Work to do: Reproduce the listing word for word, leaving every picture behind.

Supplied material:
━━━━━━
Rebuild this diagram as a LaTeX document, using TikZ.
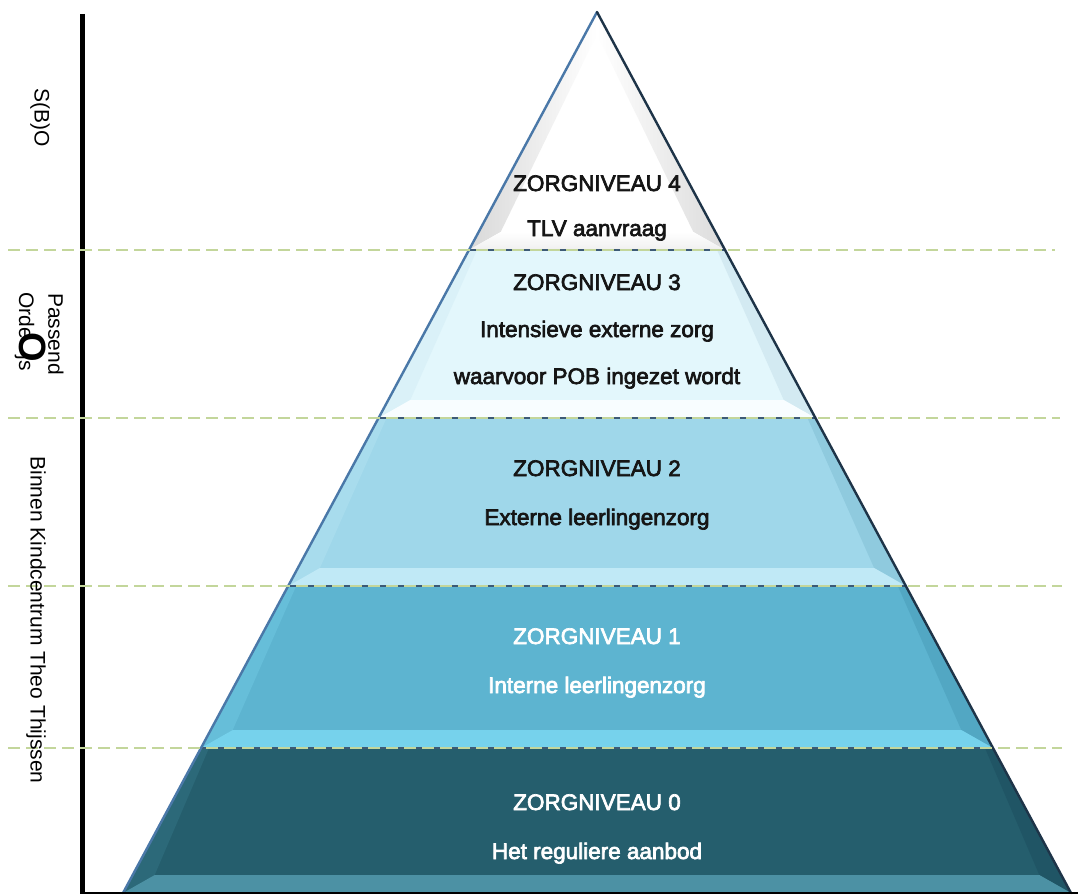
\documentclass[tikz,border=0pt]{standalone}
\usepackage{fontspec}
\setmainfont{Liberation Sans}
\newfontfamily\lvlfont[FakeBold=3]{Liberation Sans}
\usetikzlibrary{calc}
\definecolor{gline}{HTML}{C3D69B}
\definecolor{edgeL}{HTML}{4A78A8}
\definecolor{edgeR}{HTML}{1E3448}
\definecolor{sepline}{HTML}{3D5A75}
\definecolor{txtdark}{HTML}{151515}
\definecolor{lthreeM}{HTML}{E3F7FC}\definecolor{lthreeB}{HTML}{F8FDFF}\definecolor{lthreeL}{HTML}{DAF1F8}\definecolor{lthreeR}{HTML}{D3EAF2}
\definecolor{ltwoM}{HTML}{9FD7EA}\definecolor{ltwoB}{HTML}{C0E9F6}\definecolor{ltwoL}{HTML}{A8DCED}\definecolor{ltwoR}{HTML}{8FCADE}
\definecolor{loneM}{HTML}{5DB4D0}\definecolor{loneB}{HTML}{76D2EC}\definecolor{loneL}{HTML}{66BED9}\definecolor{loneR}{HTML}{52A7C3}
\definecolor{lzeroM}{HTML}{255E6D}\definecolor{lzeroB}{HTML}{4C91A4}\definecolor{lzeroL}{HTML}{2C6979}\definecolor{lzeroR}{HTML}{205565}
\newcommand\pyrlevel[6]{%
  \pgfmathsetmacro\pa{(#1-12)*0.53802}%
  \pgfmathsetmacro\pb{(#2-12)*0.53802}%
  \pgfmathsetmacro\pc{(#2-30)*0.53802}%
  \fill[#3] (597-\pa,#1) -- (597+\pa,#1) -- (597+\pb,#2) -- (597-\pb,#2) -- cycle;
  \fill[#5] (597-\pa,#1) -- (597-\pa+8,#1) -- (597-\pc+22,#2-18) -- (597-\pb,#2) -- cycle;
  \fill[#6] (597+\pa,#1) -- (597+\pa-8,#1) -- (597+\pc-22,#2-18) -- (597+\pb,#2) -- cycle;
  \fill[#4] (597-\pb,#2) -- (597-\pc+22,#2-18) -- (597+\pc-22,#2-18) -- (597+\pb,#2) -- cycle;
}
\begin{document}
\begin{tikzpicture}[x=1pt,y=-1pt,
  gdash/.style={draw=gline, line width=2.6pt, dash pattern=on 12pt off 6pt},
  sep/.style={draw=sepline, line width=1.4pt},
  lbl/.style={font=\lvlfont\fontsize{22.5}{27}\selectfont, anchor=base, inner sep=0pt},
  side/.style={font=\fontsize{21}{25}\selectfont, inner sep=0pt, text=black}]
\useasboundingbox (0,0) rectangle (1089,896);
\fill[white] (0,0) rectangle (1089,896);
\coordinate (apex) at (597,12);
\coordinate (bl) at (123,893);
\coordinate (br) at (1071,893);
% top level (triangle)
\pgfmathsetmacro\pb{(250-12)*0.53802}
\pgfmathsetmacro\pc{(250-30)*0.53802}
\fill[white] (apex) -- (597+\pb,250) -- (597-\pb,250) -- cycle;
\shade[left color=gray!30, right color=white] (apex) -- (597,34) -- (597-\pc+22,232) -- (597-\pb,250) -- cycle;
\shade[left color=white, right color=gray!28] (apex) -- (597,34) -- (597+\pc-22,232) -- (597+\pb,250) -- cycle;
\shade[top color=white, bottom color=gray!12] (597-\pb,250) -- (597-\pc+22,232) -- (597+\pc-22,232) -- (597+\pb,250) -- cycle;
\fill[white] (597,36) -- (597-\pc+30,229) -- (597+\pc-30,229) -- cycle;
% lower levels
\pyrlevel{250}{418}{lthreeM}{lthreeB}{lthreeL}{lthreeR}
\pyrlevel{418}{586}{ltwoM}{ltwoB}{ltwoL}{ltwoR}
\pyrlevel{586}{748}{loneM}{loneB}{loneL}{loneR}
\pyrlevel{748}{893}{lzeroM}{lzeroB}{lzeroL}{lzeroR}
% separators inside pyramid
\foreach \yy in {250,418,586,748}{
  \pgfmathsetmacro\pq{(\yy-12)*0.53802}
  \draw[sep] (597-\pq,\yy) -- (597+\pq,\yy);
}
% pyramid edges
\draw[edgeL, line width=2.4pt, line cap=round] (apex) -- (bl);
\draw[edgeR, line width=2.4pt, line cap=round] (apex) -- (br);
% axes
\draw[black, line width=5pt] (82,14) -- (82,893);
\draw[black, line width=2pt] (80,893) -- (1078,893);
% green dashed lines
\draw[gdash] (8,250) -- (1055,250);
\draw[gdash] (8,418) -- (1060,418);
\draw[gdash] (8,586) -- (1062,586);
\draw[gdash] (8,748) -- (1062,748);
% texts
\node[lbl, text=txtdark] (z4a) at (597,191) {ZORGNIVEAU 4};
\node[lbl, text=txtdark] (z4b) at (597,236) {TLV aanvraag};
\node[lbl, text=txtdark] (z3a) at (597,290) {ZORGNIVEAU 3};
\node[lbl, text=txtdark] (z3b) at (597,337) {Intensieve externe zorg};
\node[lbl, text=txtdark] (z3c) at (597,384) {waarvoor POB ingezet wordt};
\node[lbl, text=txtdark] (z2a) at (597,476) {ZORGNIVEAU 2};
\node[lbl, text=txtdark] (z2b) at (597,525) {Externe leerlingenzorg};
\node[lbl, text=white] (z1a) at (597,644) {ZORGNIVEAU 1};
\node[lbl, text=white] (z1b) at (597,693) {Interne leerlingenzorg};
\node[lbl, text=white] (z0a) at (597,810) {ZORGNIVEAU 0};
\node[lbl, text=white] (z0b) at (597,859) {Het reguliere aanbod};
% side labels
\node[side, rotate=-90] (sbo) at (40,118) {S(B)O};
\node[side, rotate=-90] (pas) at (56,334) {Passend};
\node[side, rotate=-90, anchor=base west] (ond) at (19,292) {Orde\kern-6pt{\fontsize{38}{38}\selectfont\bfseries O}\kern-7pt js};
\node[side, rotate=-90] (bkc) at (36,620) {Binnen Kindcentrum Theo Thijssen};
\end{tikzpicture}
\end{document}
━━━━━━
Expected output:
Rebuild this diagram as a LaTeX document, using TikZ.
\documentclass[tikz,border=0pt]{standalone}
\usepackage{fontspec}
\setmainfont{Liberation Sans}
\newfontfamily\lvlfont[FakeBold=3]{Liberation Sans}
\usetikzlibrary{calc}
\definecolor{gline}{HTML}{C3D69B}
\definecolor{edgeL}{HTML}{4A78A8}
\definecolor{edgeR}{HTML}{1E3448}
\definecolor{sepline}{HTML}{3D5A75}
\definecolor{txtdark}{HTML}{151515}
\definecolor{lthreeM}{HTML}{E3F7FC}\definecolor{lthreeB}{HTML}{F8FDFF}\definecolor{lthreeL}{HTML}{DAF1F8}\definecolor{lthreeR}{HTML}{D3EAF2}
\definecolor{ltwoM}{HTML}{9FD7EA}\definecolor{ltwoB}{HTML}{C0E9F6}\definecolor{ltwoL}{HTML}{A8DCED}\definecolor{ltwoR}{HTML}{8FCADE}
\definecolor{loneM}{HTML}{5DB4D0}\definecolor{loneB}{HTML}{76D2EC}\definecolor{loneL}{HTML}{66BED9}\definecolor{loneR}{HTML}{52A7C3}
\definecolor{lzeroM}{HTML}{255E6D}\definecolor{lzeroB}{HTML}{4C91A4}\definecolor{lzeroL}{HTML}{2C6979}\definecolor{lzeroR}{HTML}{205565}
\newcommand\pyrlevel[6]{%
  \pgfmathsetmacro\pa{(#1-12)*0.53802}%
  \pgfmathsetmacro\pb{(#2-12)*0.53802}%
  \pgfmathsetmacro\pc{(#2-30)*0.53802}%
  \fill[#3] (597-\pa,#1) -- (597+\pa,#1) -- (597+\pb,#2) -- (597-\pb,#2) -- cycle;
  \fill[#5] (597-\pa,#1) -- (597-\pa+8,#1) -- (597-\pc+22,#2-18) -- (597-\pb,#2) -- cycle;
  \fill[#6] (597+\pa,#1) -- (597+\pa-8,#1) -- (597+\pc-22,#2-18) -- (597+\pb,#2) -- cycle;
  \fill[#4] (597-\pb,#2) -- (597-\pc+22,#2-18) -- (597+\pc-22,#2-18) -- (597+\pb,#2) -- cycle;
}
\begin{document}
\begin{tikzpicture}[x=1pt,y=-1pt,
  gdash/.style={draw=gline, line width=2.6pt, dash pattern=on 12pt off 6pt},
  sep/.style={draw=sepline, line width=1.4pt},
  lbl/.style={font=\lvlfont\fontsize{22.5}{27}\selectfont, anchor=base, inner sep=0pt},
  side/.style={font=\fontsize{21}{25}\selectfont, inner sep=0pt, text=black}]
\useasboundingbox (0,0) rectangle (1089,896);
\fill[white] (0,0) rectangle (1089,896);
\coordinate (apex) at (597,12);
\coordinate (bl) at (123,893);
\coordinate (br) at (1071,893);
% top level (triangle)
\pgfmathsetmacro\pb{(250-12)*0.53802}
\pgfmathsetmacro\pc{(250-30)*0.53802}
\fill[white] (apex) -- (597+\pb,250) -- (597-\pb,250) -- cycle;
\shade[left color=gray!30, right color=white] (apex) -- (597,34) -- (597-\pc+22,232) -- (597-\pb,250) -- cycle;
\shade[left color=white, right color=gray!28] (apex) -- (597,34) -- (597+\pc-22,232) -- (597+\pb,250) -- cycle;
\shade[top color=white, bottom color=gray!12] (597-\pb,250) -- (597-\pc+22,232) -- (597+\pc-22,232) -- (597+\pb,250) -- cycle;
\fill[white] (597,36) -- (597-\pc+30,229) -- (597+\pc-30,229) -- cycle;
% lower levels
\pyrlevel{250}{418}{lthreeM}{lthreeB}{lthreeL}{lthreeR}
\pyrlevel{418}{586}{ltwoM}{ltwoB}{ltwoL}{ltwoR}
\pyrlevel{586}{748}{loneM}{loneB}{loneL}{loneR}
\pyrlevel{748}{893}{lzeroM}{lzeroB}{lzeroL}{lzeroR}
% separators inside pyramid
\foreach \yy in {250,418,586,748}{
  \pgfmathsetmacro\pq{(\yy-12)*0.53802}
  \draw[sep] (597-\pq,\yy) -- (597+\pq,\yy);
}
% pyramid edges
\draw[edgeL, line width=2.4pt, line cap=round] (apex) -- (bl);
\draw[edgeR, line width=2.4pt, line cap=round] (apex) -- (br);
% axes
\draw[black, line width=5pt] (82,14) -- (82,893);
\draw[black, line width=2pt] (80,893) -- (1078,893);
% green dashed lines
\draw[gdash] (8,250) -- (1055,250);
\draw[gdash] (8,418) -- (1060,418);
\draw[gdash] (8,586) -- (1062,586);
\draw[gdash] (8,748) -- (1062,748);
% texts
\node[lbl, text=txtdark] (z4a) at (597,191) {ZORGNIVEAU 4};
\node[lbl, text=txtdark] (z4b) at (597,236) {TLV aanvraag};
\node[lbl, text=txtdark] (z3a) at (597,290) {ZORGNIVEAU 3};
\node[lbl, text=txtdark] (z3b) at (597,337) {Intensieve externe zorg};
\node[lbl, text=txtdark] (z3c) at (597,384) {waarvoor POB ingezet wordt};
\node[lbl, text=txtdark] (z2a) at (597,476) {ZORGNIVEAU 2};
\node[lbl, text=txtdark] (z2b) at (597,525) {Externe leerlingenzorg};
\node[lbl, text=white] (z1a) at (597,644) {ZORGNIVEAU 1};
\node[lbl, text=white] (z1b) at (597,693) {Interne leerlingenzorg};
\node[lbl, text=white] (z0a) at (597,810) {ZORGNIVEAU 0};
\node[lbl, text=white] (z0b) at (597,859) {Het reguliere aanbod};
% side labels
\node[side, rotate=-90] (sbo) at (40,118) {S(B)O};
\node[side, rotate=-90] (pas) at (56,334) {Passend};
\node[side, rotate=-90, anchor=base west] (ond) at (19,292) {Orde\kern-6pt{\fontsize{38}{38}\selectfont\bfseries O}\kern-7pt js};
\node[side, rotate=-90] (bkc) at (36,620) {Binnen Kindcentrum Theo Thijssen};
\end{tikzpicture}
\end{document}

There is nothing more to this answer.